Using the listing below, report all lines holding the word "this".

--------

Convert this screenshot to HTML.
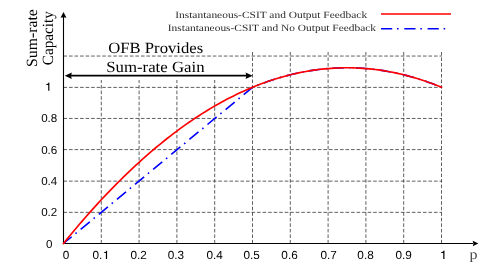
<!DOCTYPE html>
<html><head><meta charset="utf-8">
<style>
html,body{margin:0;padding:0;background:#fff;}
body{width:488px;height:273px;overflow:hidden;position:relative;}
svg{position:absolute;left:0;top:0;display:block;will-change:transform;}
text{font-family:"Liberation Sans",sans-serif;fill:#000;}
.tick text{font-size:11.6px;text-anchor:middle;text-rendering:geometricPrecision;}
.tick text.x{font-size:11.75px;text-anchor:start;}
.ser{font-family:"Liberation Serif",serif;text-rendering:geometricPrecision;}
</style></head><body>
<svg width="488" height="273" viewBox="0 0 488 273">
<rect width="488" height="273" fill="#fff"/>
<g stroke="#222" stroke-width="0.72" stroke-dasharray="3.6 1.93" fill="none">
<path d="M63.50 212.35H441.80M63.50 181.15H441.80M63.50 149.60H441.80M63.50 118.45H441.80M63.50 87.40H441.80M63.50 56.05H441.80"/>
<path d="M101.30 243.50V80.00M139.10 243.50V80.00M176.90 243.50V80.00M214.70 243.50V80.00"/>
<path d="M252.50 243.50V52.00M290.30 243.50V52.00M328.10 243.50V52.00M365.90 243.50V52.00M403.70 243.50V52.00M441.50 243.50V52.00"/>
</g>
<g stroke="#000" stroke-width="1.1" fill="none">
<path d="M63.5 244.00V17"/>
<path d="M62.95 243.55H473"/>
</g>
<path d="M70 75.7H247" stroke="#000" stroke-width="1.75" fill="none"/>
<g fill="#000" stroke="none">
<path d="M63.5 12L60.55 17.8Q63.5 16.6 66.45 17.8Z"/>
<path d="M478.4 243.5L472.7 240.65Q474 243.5 472.7 246.35Z"/>
<path d="M64.8 75.7L71.8 72.4Q70.4 75.7 71.8 79Z"/>
<path d="M252.6 75.7L245.6 72.4Q247 75.7 245.6 79Z"/>
</g>
<path d="M63.50 243.50L252.50 87.30L255.65 86.02L258.80 84.78L261.95 83.59L265.10 82.44L268.25 81.33L271.40 80.27L274.55 79.25L277.70 78.28L280.85 77.34L284.00 76.45L287.15 75.61L290.30 74.80L293.45 74.04L296.60 73.33L299.75 72.66L302.90 72.03L306.05 71.44L309.20 70.90L312.35 70.40L315.50 69.94L318.65 69.53L321.80 69.16L324.95 68.84L328.10 68.56L331.25 68.32L334.40 68.12L337.55 67.97L340.70 67.86L343.85 67.80L347.00 67.78L350.15 67.80L353.30 67.86L356.45 67.97L359.60 68.12L362.75 68.32L365.90 68.56L369.05 68.84L372.20 69.16L375.35 69.53L378.50 69.94L381.65 70.40L384.80 70.90L387.95 71.44L391.10 72.03L394.25 72.66L397.40 73.33L400.55 74.04L403.70 74.80L406.85 75.61L410.00 76.45L413.15 77.34L416.30 78.28L419.45 79.25L422.60 80.27L425.75 81.33L428.90 82.44L432.05 83.59L435.20 84.78L438.35 86.02L441.50 87.30" stroke="#0000ff" stroke-width="1.6" fill="none" stroke-dasharray="11.8 4.9 1.6 5.2" stroke-dashoffset="1.2"/>
<path d="M63.50 243.50L66.65 239.62L69.80 235.78L72.95 231.98L76.10 228.23L79.25 224.52L82.40 220.85L85.55 217.23L88.70 213.65L91.85 210.11L95.00 206.62L98.15 203.17L101.30 199.76L104.45 196.40L107.60 193.08L110.75 189.81L113.90 186.57L117.05 183.38L120.20 180.24L123.35 177.14L126.50 174.08L129.65 171.06L132.80 168.09L135.95 165.16L139.10 162.28L142.25 159.43L145.40 156.64L148.55 153.88L151.70 151.17L154.85 148.50L158.00 145.88L161.15 143.29L164.30 140.76L167.45 138.26L170.60 135.81L173.75 133.40L176.90 131.04L180.05 128.71L183.20 126.44L186.35 124.20L189.50 122.01L192.65 119.86L195.80 117.76L198.95 115.70L202.10 113.68L205.25 111.71L208.40 109.78L211.55 107.89L214.70 106.04L217.85 104.24L221.00 102.49L224.15 100.77L227.30 99.10L230.45 97.47L233.60 95.89L236.75 94.35L239.90 92.85L243.05 91.40L246.20 89.99L249.35 88.62L252.50 87.30L255.65 86.02L258.80 84.78L261.95 83.59L265.10 82.44L268.25 81.33L271.40 80.27L274.55 79.25L277.70 78.28L280.85 77.34L284.00 76.45L287.15 75.61L290.30 74.80L293.45 74.04L296.60 73.33L299.75 72.66L302.90 72.03L306.05 71.44L309.20 70.90L312.35 70.40L315.50 69.94L318.65 69.53L321.80 69.16L324.95 68.84L328.10 68.56L331.25 68.32L334.40 68.12L337.55 67.97L340.70 67.86L343.85 67.80L347.00 67.78L350.15 67.80L353.30 67.86L356.45 67.97L359.60 68.12L362.75 68.32L365.90 68.56L369.05 68.84L372.20 69.16L375.35 69.53L378.50 69.94L381.65 70.40L384.80 70.90L387.95 71.44L391.10 72.03L394.25 72.66L397.40 73.33L400.55 74.04L403.70 74.80L406.85 75.61L410.00 76.45L413.15 77.34L416.30 78.28L419.45 79.25L422.60 80.27L425.75 81.33L428.90 82.44L432.05 83.59L435.20 84.78L438.35 86.02L441.50 87.30" stroke="#ff0000" stroke-width="1.65" fill="none" stroke-linecap="square"/>
<path d="M381 13.95H451" stroke="#ff0000" stroke-width="1.6"/>
<path d="M381 28.8H446" stroke="#0000ff" stroke-width="1.55" stroke-dasharray="11.2 4.8 1.6 5.7"/>
<text class="ser" style="fill:#2a2a2a" x="175.2" y="17.5" font-size="9.6" textLength="192" lengthAdjust="spacingAndGlyphs">Instantaneous-CSIT and Output Feedback</text>
<text class="ser" style="fill:#2a2a2a" x="167.8" y="31.2" font-size="9.6" textLength="208.3" lengthAdjust="spacingAndGlyphs">Instantaneous-CSIT and No Output Feedback</text>
<text class="ser" x="108.2" y="52.7" font-size="15.6" textLength="95" lengthAdjust="spacingAndGlyphs">OFB Provides</text>
<text class="ser" x="106.2" y="71.7" font-size="15.6" textLength="98.4" lengthAdjust="spacingAndGlyphs">Sum-rate Gain</text>
<text class="ser" font-size="15.6" transform="translate(36.7 67) rotate(-90)" textLength="57.8" lengthAdjust="spacingAndGlyphs">Sum-rate</text>
<text class="ser" font-size="15.6" transform="translate(53.4 65.2) rotate(-90)" textLength="54" lengthAdjust="spacingAndGlyphs">Capacity</text>
<g class="tick"><text class="x" x="130.45" y="259.2">0.2</text><text class="x" x="167.70" y="259.2">0.3</text><text class="x" x="206.45" y="259.2">0.4</text><text class="x" x="243.55" y="259.2">0.5</text><text class="x" x="281.35" y="259.2">0.6</text><text class="x" x="320.45" y="259.2">0.7</text><text class="x" x="357.35" y="259.2">0.8</text><text class="x" x="395.45" y="259.2">0.9</text><text class="x" x="92.45" y="259.2">0.</text><text class="x" style="text-anchor:middle" x="66.1" y="259.2">0</text><text x="49.20" y="247.80">0</text><text x="49.20" y="216.40">0.2</text><text x="49.20" y="185.00">0.4</text><text x="49.20" y="153.60">0.6</text><text x="49.20" y="122.20">0.8</text></g>
<path d="M373 0L272 0L272 510L101 510L101 575C200 580 280 590 310 709L373 709Z" transform="translate(102.7 259.1) scale(0.01175 -0.01175)" fill="#000"/>
<path d="M373 0L272 0L272 510L101 510L101 575C200 580 280 590 310 709L373 709Z" transform="translate(439.95 259.1) scale(0.0121 -0.0121)" fill="#000"/>
<path d="M373 0L272 0L272 510L101 510L101 575C200 580 280 590 310 709L373 709Z" transform="translate(45.05 90.8) scale(0.0116 -0.0116)" fill="#000"/>
<text class="ser" transform="translate(469.4 258.9) scale(1.13 1)" font-size="14.2" style="fill:#4a4a4a">p</text>
</svg>
</body></html>
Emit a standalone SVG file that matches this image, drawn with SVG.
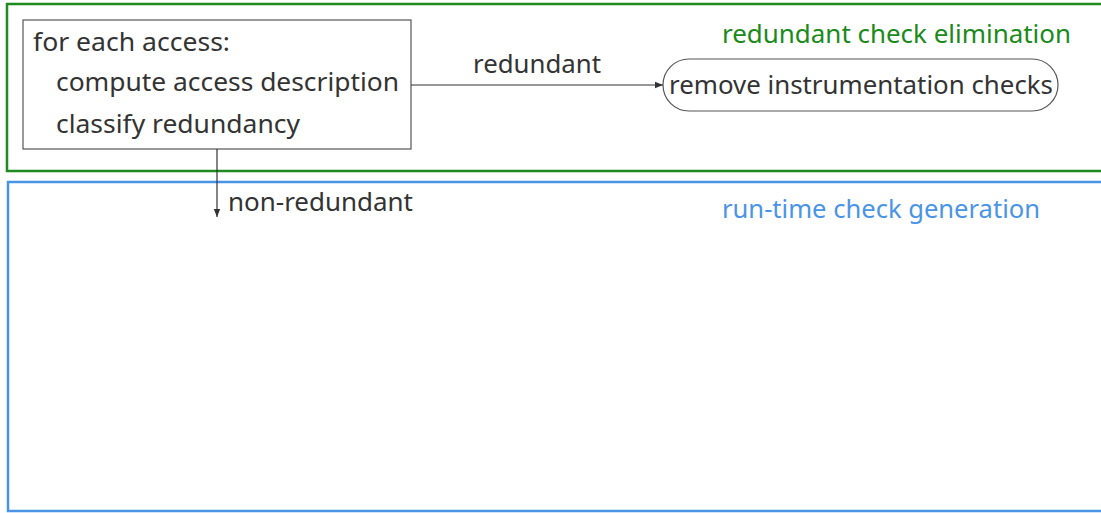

--------

→ **REPLY**:
Convert this screenshot to HTML.
Emit a standalone SVG file that matches this image, drawn with SVG.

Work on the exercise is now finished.